───── DATA EXTRACT
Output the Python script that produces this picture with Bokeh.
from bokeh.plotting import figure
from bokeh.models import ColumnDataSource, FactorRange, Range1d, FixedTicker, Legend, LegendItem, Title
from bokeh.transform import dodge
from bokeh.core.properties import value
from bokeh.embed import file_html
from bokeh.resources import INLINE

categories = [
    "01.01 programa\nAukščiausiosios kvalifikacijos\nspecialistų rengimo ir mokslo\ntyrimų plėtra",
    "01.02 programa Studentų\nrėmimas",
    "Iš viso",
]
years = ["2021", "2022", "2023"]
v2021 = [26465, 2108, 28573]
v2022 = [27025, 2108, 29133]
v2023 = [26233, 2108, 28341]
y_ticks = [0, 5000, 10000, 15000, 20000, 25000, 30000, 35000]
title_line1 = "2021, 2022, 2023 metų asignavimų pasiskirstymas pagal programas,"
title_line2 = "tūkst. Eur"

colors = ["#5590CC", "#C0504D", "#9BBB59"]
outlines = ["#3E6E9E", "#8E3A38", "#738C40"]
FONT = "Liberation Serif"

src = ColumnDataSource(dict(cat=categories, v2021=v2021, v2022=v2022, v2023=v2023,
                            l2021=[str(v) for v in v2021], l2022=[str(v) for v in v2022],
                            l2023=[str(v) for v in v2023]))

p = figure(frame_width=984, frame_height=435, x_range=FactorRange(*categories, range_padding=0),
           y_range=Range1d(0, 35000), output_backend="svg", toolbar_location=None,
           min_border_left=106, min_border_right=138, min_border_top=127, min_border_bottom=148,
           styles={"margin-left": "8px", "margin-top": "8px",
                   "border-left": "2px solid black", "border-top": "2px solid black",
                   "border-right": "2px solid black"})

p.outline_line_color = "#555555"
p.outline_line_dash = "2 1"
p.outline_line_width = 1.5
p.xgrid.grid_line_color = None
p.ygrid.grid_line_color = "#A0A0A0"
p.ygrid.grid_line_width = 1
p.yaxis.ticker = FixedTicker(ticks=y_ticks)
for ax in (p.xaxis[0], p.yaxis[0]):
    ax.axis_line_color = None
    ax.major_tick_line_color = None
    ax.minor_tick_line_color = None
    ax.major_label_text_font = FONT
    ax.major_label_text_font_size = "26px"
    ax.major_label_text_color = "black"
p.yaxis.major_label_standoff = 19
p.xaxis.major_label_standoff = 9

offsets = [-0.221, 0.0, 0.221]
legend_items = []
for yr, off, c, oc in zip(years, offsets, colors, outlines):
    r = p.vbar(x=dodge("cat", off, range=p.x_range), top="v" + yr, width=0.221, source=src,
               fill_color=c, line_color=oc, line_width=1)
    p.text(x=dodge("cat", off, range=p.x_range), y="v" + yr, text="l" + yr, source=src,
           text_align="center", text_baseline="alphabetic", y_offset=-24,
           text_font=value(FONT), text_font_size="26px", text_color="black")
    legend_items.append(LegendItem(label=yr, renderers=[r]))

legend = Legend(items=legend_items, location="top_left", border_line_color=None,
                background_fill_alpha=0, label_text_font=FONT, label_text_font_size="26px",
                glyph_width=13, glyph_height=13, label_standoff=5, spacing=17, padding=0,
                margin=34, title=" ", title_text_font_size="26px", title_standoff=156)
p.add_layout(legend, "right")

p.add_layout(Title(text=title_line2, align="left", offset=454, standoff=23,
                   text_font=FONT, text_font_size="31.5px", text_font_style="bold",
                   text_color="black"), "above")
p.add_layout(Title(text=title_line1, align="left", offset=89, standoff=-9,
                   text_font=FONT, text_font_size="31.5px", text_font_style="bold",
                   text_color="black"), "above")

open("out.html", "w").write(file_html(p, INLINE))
──────────
**INSTRUCTIONS FOR THE TASK:** Copy all data exactly, start to finish.

**RESULT:**
Output the Python script that produces this picture with Bokeh.
from bokeh.plotting import figure
from bokeh.models import ColumnDataSource, FactorRange, Range1d, FixedTicker, Legend, LegendItem, Title
from bokeh.transform import dodge
from bokeh.core.properties import value
from bokeh.embed import file_html
from bokeh.resources import INLINE

categories = [
    "01.01 programa\nAukščiausiosios kvalifikacijos\nspecialistų rengimo ir mokslo\ntyrimų plėtra",
    "01.02 programa Studentų\nrėmimas",
    "Iš viso",
]
years = ["2021", "2022", "2023"]
v2021 = [26465, 2108, 28573]
v2022 = [27025, 2108, 29133]
v2023 = [26233, 2108, 28341]
y_ticks = [0, 5000, 10000, 15000, 20000, 25000, 30000, 35000]
title_line1 = "2021, 2022, 2023 metų asignavimų pasiskirstymas pagal programas,"
title_line2 = "tūkst. Eur"

colors = ["#5590CC", "#C0504D", "#9BBB59"]
outlines = ["#3E6E9E", "#8E3A38", "#738C40"]
FONT = "Liberation Serif"

src = ColumnDataSource(dict(cat=categories, v2021=v2021, v2022=v2022, v2023=v2023,
                            l2021=[str(v) for v in v2021], l2022=[str(v) for v in v2022],
                            l2023=[str(v) for v in v2023]))

p = figure(frame_width=984, frame_height=435, x_range=FactorRange(*categories, range_padding=0),
           y_range=Range1d(0, 35000), output_backend="svg", toolbar_location=None,
           min_border_left=106, min_border_right=138, min_border_top=127, min_border_bottom=148,
           styles={"margin-left": "8px", "margin-top": "8px",
                   "border-left": "2px solid black", "border-top": "2px solid black",
                   "border-right": "2px solid black"})

p.outline_line_color = "#555555"
p.outline_line_dash = "2 1"
p.outline_line_width = 1.5
p.xgrid.grid_line_color = None
p.ygrid.grid_line_color = "#A0A0A0"
p.ygrid.grid_line_width = 1
p.yaxis.ticker = FixedTicker(ticks=y_ticks)
for ax in (p.xaxis[0], p.yaxis[0]):
    ax.axis_line_color = None
    ax.major_tick_line_color = None
    ax.minor_tick_line_color = None
    ax.major_label_text_font = FONT
    ax.major_label_text_font_size = "26px"
    ax.major_label_text_color = "black"
p.yaxis.major_label_standoff = 19
p.xaxis.major_label_standoff = 9

offsets = [-0.221, 0.0, 0.221]
legend_items = []
for yr, off, c, oc in zip(years, offsets, colors, outlines):
    r = p.vbar(x=dodge("cat", off, range=p.x_range), top="v" + yr, width=0.221, source=src,
               fill_color=c, line_color=oc, line_width=1)
    p.text(x=dodge("cat", off, range=p.x_range), y="v" + yr, text="l" + yr, source=src,
           text_align="center", text_baseline="alphabetic", y_offset=-24,
           text_font=value(FONT), text_font_size="26px", text_color="black")
    legend_items.append(LegendItem(label=yr, renderers=[r]))

legend = Legend(items=legend_items, location="top_left", border_line_color=None,
                background_fill_alpha=0, label_text_font=FONT, label_text_font_size="26px",
                glyph_width=13, glyph_height=13, label_standoff=5, spacing=17, padding=0,
                margin=34, title=" ", title_text_font_size="26px", title_standoff=156)
p.add_layout(legend, "right")

p.add_layout(Title(text=title_line2, align="left", offset=454, standoff=23,
                   text_font=FONT, text_font_size="31.5px", text_font_style="bold",
                   text_color="black"), "above")
p.add_layout(Title(text=title_line1, align="left", offset=89, standoff=-9,
                   text_font=FONT, text_font_size="31.5px", text_font_style="bold",
                   text_color="black"), "above")

open("out.html", "w").write(file_html(p, INLINE))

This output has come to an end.